The Greater Jihad was that which one undertook within the self and society — to conquer greed and malice, hatred and anger, ego and hubris, above all to achieve piety, moral integrity, and spiritual perfection. The great Sufis invested in the concept an even deeper meaning of striving to subjugate the Self (Jihad bi nafsihi) to the service of the Creator and His creation. Many of them dedicated their lives to the service of the weak and needy, by their example attracted millions to embrace Islam, and in such places as India continue to be revered by Muslims and Hindus alike. It is a rare Islamist party today that devotes itself meaningfully to the mission of helping peoples and communities. To the contrary, contemporary Islamists view with disfavour those who would follow the example of the Sufi saints who in their time waged the Greater Jihad. Two such figures in Pakistan today are Dr Akhtar Hamid Khan and Maulana Abdul-Sattar Edhi. Both are deeply influenced by the Sufi tradition, both continue to build social institutions that assist millions of people, and both have been persecuted by those who claim to be champions of Islam.
Without a hint of doubt, contemporary Muslim ideologues and militants have reduced the rich associations of Jihad to the single meaning of engagement in warfare, entirely divested of its conditions and rules. Thus the war against a Marxist government in Afghanistan and its Soviet ally became the most famous Jihad of the 20th century even though it was armed and financed by the United States, a non-Muslim super-power. Today, such activities as terrorism, sectarian strife, and the killing of innocent people are claimed as holy warfare. This reductionism is by no means unique to the Muslim world.
Next door in India, Hindu militancy is doing much the same despite a very different religious tradition. Militants have cast Hinduism as a religion of violence, warfare and force. There are, of course, elements of violence in the Hindu tradition.

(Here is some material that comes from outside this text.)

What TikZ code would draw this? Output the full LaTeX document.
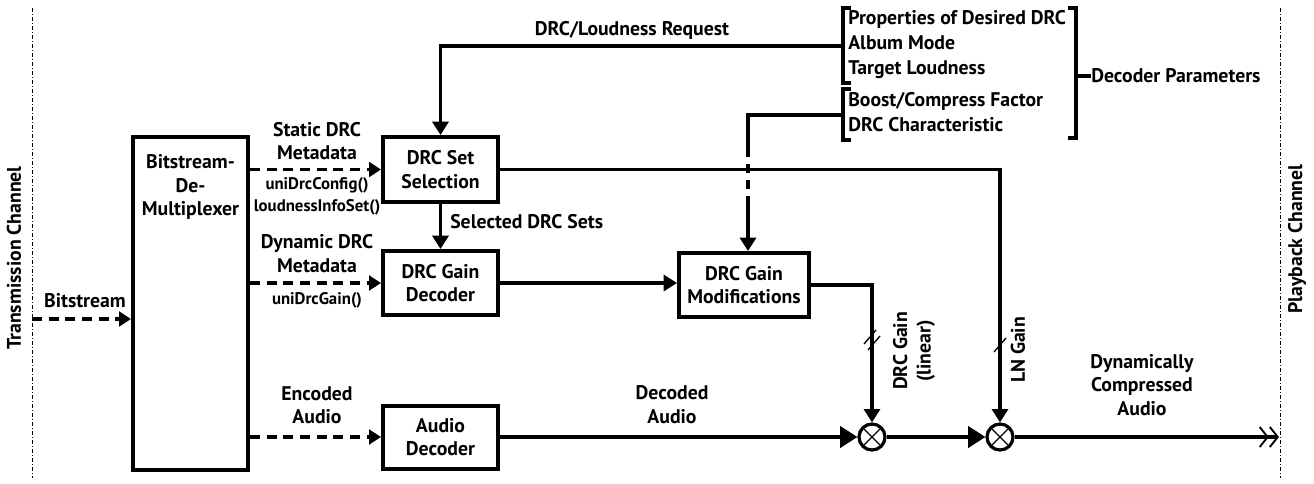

Mahatma Gandhi was a reformer who recognised that violence had a part in India’s religious and cultural tradition, but also viewed Ahimsa as the essence of Hinduism. In his study on Gandhi, Rajmohan Gandhi mentions that when his friend C.F. Andrews observed that “Indians had rejected ‘bloodlust’ in times past and non-violence had become an unconscious instinct with them, Gandhi reminded Andrews that ‘incarnations’ in Indian legends were ‘bloodthirsty, revengeful and merciless to the enemy'” (The Good Boatman, p. 35).
But Gandhi was a humane and imaginative leader. So he understood the essential lesson of the Mahabharata, which ends in a handful of survivors, differently — that “violence was a delusion and a folly.” By contrast, in the discourse of militant Hindu parties, one scarcely finds a mention of Ahimsa as a Hindu value, while emphases abound on violence, force and power. The same obsessions occupy the Jewish and Christian variants of religious-political movements. Not long ago, a ranking rabbi in Israel ruled that in the cause of expanding Israeli settlements in Palestine the killing of Arabs was religiously ordained.
In the Islamist discourse, I am unable to recognise the Islamic — religion, society, culture, history, or politics — as lived and experienced by Muslims through the ages. The Islamic has been in most respects a pluralistic civilisation marked with remarkable degrees of diversity and patterns of antagonism and collaboration. The cultural life of the traditional Muslim was formed by at least four sets of intellectual legacies. Theology was but one such legacy. The others were philosophy and science, aesthetics, and mysticism.
Contemporary Islamists seek to suppress all but a narrow view of the theological legacy. Professor Fazlur Rahman was arguably the most eminent scholar of Islamic philosophy in our time. I knew him to be a devout Muslim who was more knowledgeable about classical Arabic, Persian and Ottoman Turkish than any Islamist scholar I have known. When Mohamed Ayub Khan proposed to establish an Institute of Islamic Studies in Pakistan, he resigned his position at McGill University to lead this institution and make it into a world class academy. A few years later, a sustained campaign was launched against him and he was forced to leave the country. Religious scholars, artists, poets and novelists, including Nobel Laureate Naguib Mahfouz, have suffered persecution and assault at the hands of self-appointed champions of Islam. Complexity and pluralism threaten most — hopefully not all — contemporary Islamists, because they seek an Islamic order reduced to a penal code, stripped of its humanism, aesthetics, intellectual quests, and spiritual devotion. Their agenda is simple, therefore very reassuring to the men and women who are stranded in the middle of the ford, between the deep waters of tradition and modernity.
Neither Muslims nor Jews nor Hindus are unique in this respect. All variants of contemporary ‘fundamentalism’ reduce complex religious systems and civilisations to one or another version of modern fascism. They are concerned with power, not with the soul, with the mobilisation of people for political purposes rather than with sharing or alleviating their sufferings and aspirations. Theirs is a very limited and time-bound political agenda.